Just playing around with the x4 macro lens


----------



## pauluspaolo (Feb 24, 2003)

Another one. I need to get closer though







- may try with one of the microscopes at work on Monday


----------



## pauluspaolo (Feb 24, 2003)

And another .......................................

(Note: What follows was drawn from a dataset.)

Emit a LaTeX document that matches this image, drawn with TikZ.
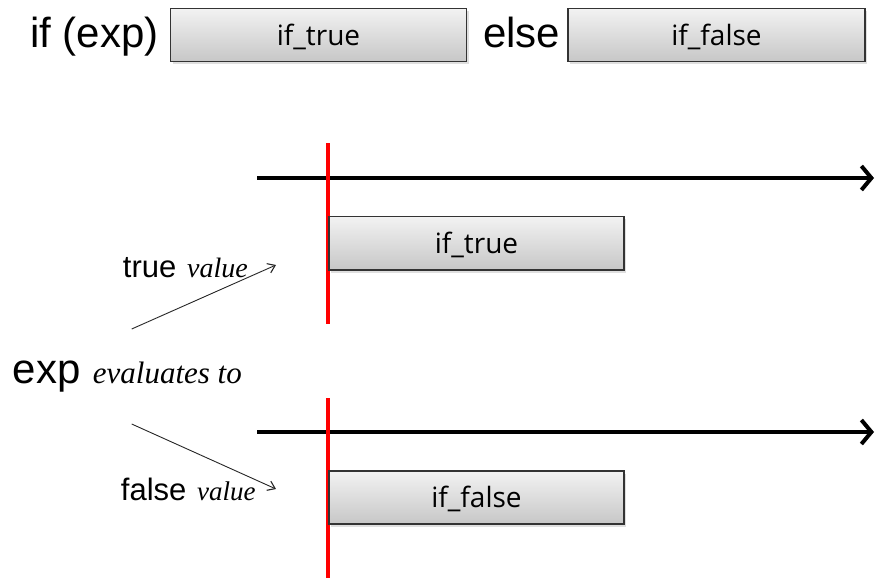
\documentclass[tikz,border=0pt]{standalone}
\usepackage{fontspec}
\setmainfont{Liberation Sans}
\newfontfamily\serifit{Liberation Serif}
\newfontfamily\boxfont{Open Sans}
\usetikzlibrary{arrows.meta,shadows}

\tikzset{
  codebox/.style={draw=black!80, line width=1.3pt, top color=black!5, bottom color=black!22,
    drop shadow={shadow xshift=2pt, shadow yshift=-2.5pt, opacity=0.25}},
  boxtext/.style={font=\boxfont\fontsize{28}{33}\selectfont, text=black},
  kw/.style={anchor=base west, inner sep=0pt, font=\fontsize{42}{50}\selectfont},
  small/.style={anchor=base west, inner sep=0pt, font=\fontsize{31}{36}\selectfont},
  note/.style={anchor=base west, inner sep=0pt},
  timeline/.style={line width=4pt, -{Straight Barb[length=10pt,width=24pt,line width=4pt]}},
  moment/.style={line width=4pt, red},
  pointer/.style={line width=0.9pt, black!85, -{Straight Barb[length=7pt,width=10pt,line width=1.1pt]}}
}

\begin{document}
\begin{tikzpicture}[x=1pt,y=-1pt]
\useasboundingbox (0,0) rectangle (876,581);

% statement line: if (exp) <if_true> else <if_false>
\node[kw] (ifkw) at (30,47) {if (exp)};
\path[codebox] (170.5,8.5) rectangle (466.5,61.5);
\node[boxtext] (toptrue) at (318.5,37) {if\_true};
\node[kw] (elsekw) at (483,47) {else};
\path[codebox] (568,8.5) rectangle (865,61.5);
\node[boxtext] (topfalse) at (716.5,37) {if\_false};

% true branch
\coordinate (t1s) at (257,178);
\coordinate (t1e) at (874,178);
\draw[timeline] (t1s) -- (t1e);
\coordinate (r1a) at (327.7,143);
\coordinate (r1b) at (327.7,324);
\draw[moment] (r1a) -- (r1b);
\path[codebox] (329,216.5) rectangle (624,270);
\node[boxtext] (midtrue) at (476.5,245) {if\_true};

% false branch
\coordinate (t2s) at (257,432);
\coordinate (t2e) at (874,432);
\draw[timeline] (t2s) -- (t2e);
\coordinate (r2a) at (327.7,398);
\coordinate (r2b) at (327.7,578);
\draw[moment] (r2a) -- (r2b);
\path[codebox] (329,471) rectangle (624,524);
\node[boxtext] (midfalse) at (476.5,499) {if\_false};

% evaluation labels
\node[kw] (expword) at (12.7,383) {exp};
\node[note, font=\serifit\itshape\fontsize{31}{36}\selectfont] (evalword) at (92.7,383) {evaluates to};

\node[small] (trueword) at (122.7,277) {true};
\node[note, font=\serifit\itshape\fontsize{28}{32}\selectfont] (trueval) at (187,277) {value};
\node[small] (falseword) at (120.7,500.7) {false};
\node[note, font=\serifit\itshape\fontsize{27}{32}\selectfont] (falseval) at (197,500.7) {value};

% pointers from the evaluation to each branch
\coordinate (p1s) at (131.7,329);
\coordinate (p1e) at (276,265);
\draw[pointer] (p1s) -- (p1e);
\coordinate (p2s) at (131.7,424);
\coordinate (p2e) at (276,489);
\draw[pointer] (p2s) -- (p2e);
\end{tikzpicture}
\end{document}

Note the start of the creeping black death on the lume of the hour hand


----------



## pauluspaolo (Feb 24, 2003)

Finallyyyyyyyyyyyyyyyyy!!!!!!!!


----------



## Mal52 (Oct 7, 2003)

Great pics Paul

Love the texture on the dial in the last pic.

Cheers Mal


----------



## adrian (May 23, 2004)

My photo skills are crap comparing to yours.









Great pics.


----------



## pauluspaolo (Feb 24, 2003)

More playing


----------



## pauluspaolo (Feb 24, 2003)

And this really is the end ............................ for today at least














.


----------



## Stan (Aug 7, 2003)

You've got to grips with the old Oly very nicely Paul.









Great pictures.


----------



## ESL (Jan 27, 2004)

Very nice Paul, you have got me going again now, on the SMP GMT.

Cracking shots.


----------



## Mrcrowley (Apr 23, 2003)

Clever ba........


----------